I’m not the first volunteer to remark that, despite what I consider extreme conditions of poverty, lack of opportunity, and poor public institutions, my friends and host family in the rural village of Koyan seem on average much happier than my friends and family in the States. The people in Koyan know they’re poor, they know the government doesn’t provide them with the services it should, like a school with well-educated teachers, and they know how hard it is to find a job in Mali – and yet they smile more, laugh more, dance more, and are more resilient to the travails of their daily lives than almost anyone I know in the States.
Amartya Sen writes in Development As Freedom:
. . . [D]eprived people tend to come to terms with their deprivation because of sheer necessity of survival, and they may, as a result, lack the courage to demand any radical change, and may even adjust their desires and expectations to what they unambitiously see as feasible . . . It is thus important . . . to favor the creation of conditions in which people have real opportunities of judging the kind of lives they would like to lead. (Sen, Amartya. Development as Freedom. New York: Anchor, 2000.)
Does this apply to my friends in Koyan? Have they adjusted their desires to what they see as possible – so that they don’t expect to make a decent living, always have a full belly, or have all their children survive – and can’t be disappointed when these seemingly universal desires aren’t fulfilled?
I recently had a conversation with my host mom, Sitan Kane, in which I explained to her the rights American women have in the divorce process and generally the different American norms regarding marriage. To Sitan, divorce is an impossibility because if she were to divorce her husband, her four children would remain with him. And while she certainly complains about her husband’s philandering to me, she doesn’t see it as a reason for divorce; she accepts it as a relatively normal aspect of a Malian marriage. So when I told her that if she was an American woman and she divorced her husband because he was cheating on her, she would almost certainly have custody of her children, she was quite shocked and more convinced than ever that she’d like to move to America.
Sometimes I worry that I am planting a dangerous seed in the minds of Sitan and her younger co-wife Mama, that I am making them unhappy in a marriage they don’t have the means to change. But then I think, as Sen claims, that it is more important that these two women have the ability to judge the kind of lives they would like to lead than that they be ignorantly satisfied with their current situation. As Sen writes, I believe Mama and Sitan have adjusted their expectations to the possibilities available to them. Therefore, it is possible to see their happiness as a product of a world view in which the ideal of womanhood involves obedience, hard work in doing household chores, conformity, and having many, many children. Based on this worldview, it is easy for Malian women to be happy since they spend their lives doing household chores, obeying their husbands, and bearing and raising numerous children.
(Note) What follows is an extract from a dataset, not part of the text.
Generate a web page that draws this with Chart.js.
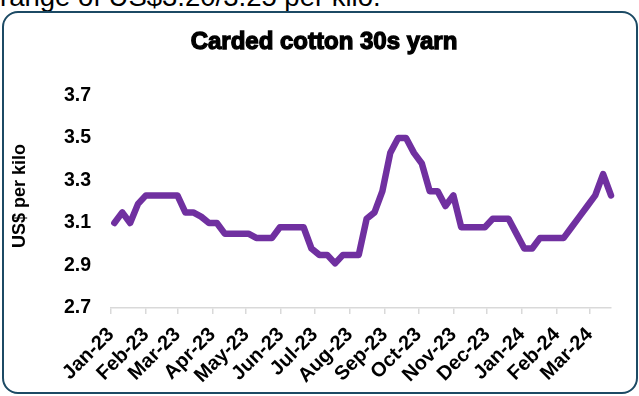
<!DOCTYPE html>
<html>
<head>
<meta charset="utf-8">
<script src="https://cdn.jsdelivr.net/npm/chart.js@4.4.1/dist/chart.umd.min.js"></script>
<style>
  html, body { margin: 0; padding: 0; background: #ffffff; }
  body { width: 639px; height: 396px; position: relative; overflow: hidden; font-family: "Liberation Sans", Arial, sans-serif; }
  #lead { position: absolute; left: 0; top: -17px; font-size: 27.5px; line-height: 27px; white-space: nowrap; color: #000; }
  #frame { position: absolute; left: 2px; top: 11px; width: 632px; height: 379px; border: 2px solid #1c4a64; border-radius: 16px; }
  #c { position: absolute; left: 0; top: 0; }
</style>
</head>
<body>
<div id="lead">range of US$3.20/3.25 per kilo.</div>
<div id="frame"></div>
<canvas id="c" width="639" height="396"></canvas>
<script>
// Weekly quotes, carded cotton 30s yarn (US$ per kilo)
const weekDates = [
  '2023-01-04','2023-01-11','2023-01-18','2023-01-25',
  '2023-02-01','2023-02-08','2023-02-15','2023-02-22',
  '2023-03-01','2023-03-08','2023-03-15','2023-03-22','2023-03-29',
  '2023-04-05','2023-04-12','2023-04-19','2023-04-26',
  '2023-05-03','2023-05-10','2023-05-17','2023-05-24','2023-05-31',
  '2023-06-07','2023-06-14','2023-06-21','2023-06-28',
  '2023-07-05','2023-07-12','2023-07-19','2023-07-26',
  '2023-08-02','2023-08-09','2023-08-16','2023-08-23','2023-08-30',
  '2023-09-06','2023-09-13','2023-09-20','2023-09-27',
  '2023-10-04','2023-10-11','2023-10-18','2023-10-25',
  '2023-11-01','2023-11-08','2023-11-15','2023-11-22','2023-11-29',
  '2023-12-06','2023-12-13','2023-12-20','2023-12-27',
  '2024-01-03','2024-01-10','2024-01-17','2024-01-24','2024-01-31',
  '2024-02-07','2024-02-14','2024-02-21','2024-02-28',
  '2024-03-06','2024-03-13','2024-03-20'
];

const yarnPrice = [
  3.10, 3.15, 3.10, 3.19,
  3.23, 3.23, 3.23, 3.23,
  3.23, 3.15, 3.15, 3.13, 3.10,
  3.10, 3.05, 3.05, 3.05,
  3.05, 3.03, 3.03, 3.03, 3.08,
  3.08, 3.08, 3.08, 2.98,
  2.95, 2.95, 2.91, 2.95,
  2.95, 2.95, 3.12, 3.15, 3.25,
  3.43, 3.50, 3.50, 3.43,
  3.38, 3.25, 3.25, 3.18,
  3.23, 3.08, 3.08, 3.08, 3.08,
  3.12, 3.12, 3.12, 3.05,
  2.98, 2.98, 3.03, 3.03, 3.03,
  3.03, 3.08, 3.13, 3.18,
  3.23, 3.33, 3.23
];

const monthLabels = [
  'Jan-23','Feb-23','Mar-23','Apr-23','May-23','Jun-23','Jul-23',
  'Aug-23','Sep-23','Oct-23','Nov-23','Dec-23','Jan-24','Feb-24','Mar-24'
];

const yTicks = [2.7, 2.9, 3.1, 3.3, 3.5, 3.7];

const chartTitle = 'Carded cotton 30s yarn';
const yAxisTitle = 'US$ per kilo';

// Day offsets from 1 Jan 2023 drive the horizontal (date) scale
const DAY_MS = 86400000;
const ORIGIN = Date.UTC(2023, 0, 1);
const MONTHS = ['Jan','Feb','Mar','Apr','May','Jun','Jul','Aug','Sep','Oct','Nov','Dec'];
const dayOf = s => (Date.parse(s) - ORIGIN) / DAY_MS;
const monthStart = lbl => {
  const [m, yy] = lbl.split('-');
  return (Date.UTC(2000 + Number(yy), MONTHS.indexOf(m), 1) - ORIGIN) / DAY_MS;
};
const monthTicks = monthLabels.map(monthStart);
const points = weekDates.map((d, i) => ({ x: dayOf(d), y: yarnPrice[i] }));

const FONT = '"Liberation Sans", Arial, sans-serif';

// Chart heading and rotated value-axis caption
const captions = {
  id: 'captions',
  afterDraw(chart) {
    const ctx = chart.ctx;
    ctx.save();
    ctx.fillStyle = '#000';
    ctx.strokeStyle = '#000';
    ctx.textAlign = 'center';
    ctx.textBaseline = 'middle';
    ctx.font = 'bold 24px ' + FONT;
    ctx.lineWidth = 1.3;
    ctx.fillText(chartTitle, 324, 42);
    ctx.strokeText(chartTitle, 324, 42);

    ctx.translate(20, 196);
    ctx.rotate(-Math.PI / 2);
    ctx.font = 'bold 18px ' + FONT;
    ctx.fillText(yAxisTitle, 0, 0);
    ctx.restore();
  }
};

new Chart(document.getElementById('c'), {
  type: 'line',
  data: {
    datasets: [{
      data: points,
      borderColor: '#7030A0',
      backgroundColor: '#7030A0',
      borderWidth: 6.5,
      borderJoinStyle: 'round',
      borderCapStyle: 'round',
      pointRadius: 0,
      pointHoverRadius: 0,
      tension: 0,
      clip: false
    }]
  },
  options: {
    responsive: false,
    animation: false,
    events: [],
    layout: { padding: { left: 0, right: 28, top: 95.5, bottom: 0 } },
    plugins: { legend: { display: false }, tooltip: { enabled: false }, title: { display: false } },
    scales: {
      x: {
        type: 'linear',
        min: 0,
        max: dayOf(weekDates[weekDates.length - 1]),
        afterBuildTicks: s => { s.ticks = monthTicks.map(v => ({ value: v })); },
        afterFit: s => { s.height = 88; s.paddingLeft = 0; s.paddingRight = 0; },
        grid: { display: true, drawOnChartArea: false, drawTicks: true, tickLength: 6, color: '#d9d9d9', lineWidth: 1.5 },
        border: { display: true, color: '#d9d9d9', width: 1.5 },
        ticks: {
          autoSkip: false,
          minRotation: 45,
          maxRotation: 45,
          padding: 9,
          color: '#000',
          font: { family: FONT, size: 20, weight: 'bold' },
          callback: (v, i) => monthLabels[i]
        }
      },
      y: {
        type: 'linear',
        min: 2.7,
        max: 3.7,
        afterBuildTicks: s => { s.ticks = yTicks.map(v => ({ value: v })); },
        afterFit: s => { s.width = 111; },
        grid: { display: false, drawTicks: false },
        border: { display: false },
        ticks: {
          padding: 20,
          color: '#000',
          font: { family: FONT, size: 19.5, weight: 'bold' },
          callback: v => v.toFixed(1)
        }
      }
    }
  },
  plugins: [captions]
});
</script>
</body>
</html>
What I have tried to do is to expand Sitan and Mama’s world view by showing them the possibility of a different ideal of womanhood: that a woman can be her own master. It’s too late for these women to change their marriage; my hope for them is that they do not have so many children that they don’t have time for anything other than raising them and that they take the initiative to start small businesses that will give them some degree of independence from their husband. Unfortunately, I think that their first priority is having a lot of children and they’re willing to give up their ability to gain financial independence for the sake of reaching this goal. Sitan and Mama were brought up in an environment in which child-bearing is what women’s lives are all about and it’s very difficult to change that mindset now. I hope that it will be different for the younger generations, especially now that girl’s education has become more of a priority.
So I may have lodged a little speck of dissatisfaction in Sitan and Mama’s minds, but I can’t do much to change their ultimate happiness, which they get from their children and their place in the community. If you’re going to talk about the happiness of Malians, you have to talk about community. Each individual has his or her own well-defined role in the community, which is organized along gender and age lines, and thus fits into the functioning of the whole like a well-fitted cog in a machine. Malians reap an extreme amount of joy from friendships and family relationships and they get to spend a lot of time with their friends and family, so they tend to be happy. And yet still, I have to believe that if they were more fully conscious of the rights they were being denied (the right to not have one in five of your children die, the right to clean drinking water, the right to a year-round food supply, etc.), they wouldn’t be this happy. There’s a way in which they know that they’re screwed compared to the rest of the world, but it doesn’t register with them on a daily basis; they’ve adjusted to their situation.
So what is the moral of this story? First of all, it is a valuable activity to try to expose Malians to different ways of living and to teach them the basic human rights that they’re being denied, even if it may cause them to become slightly less satisfied with their lives. Secondly, development work is important because, even though Malians may seem satisfied with their current situation, the ultimate goal of development is not to make people feel good, but to enable people to choose the kind of life they want to live.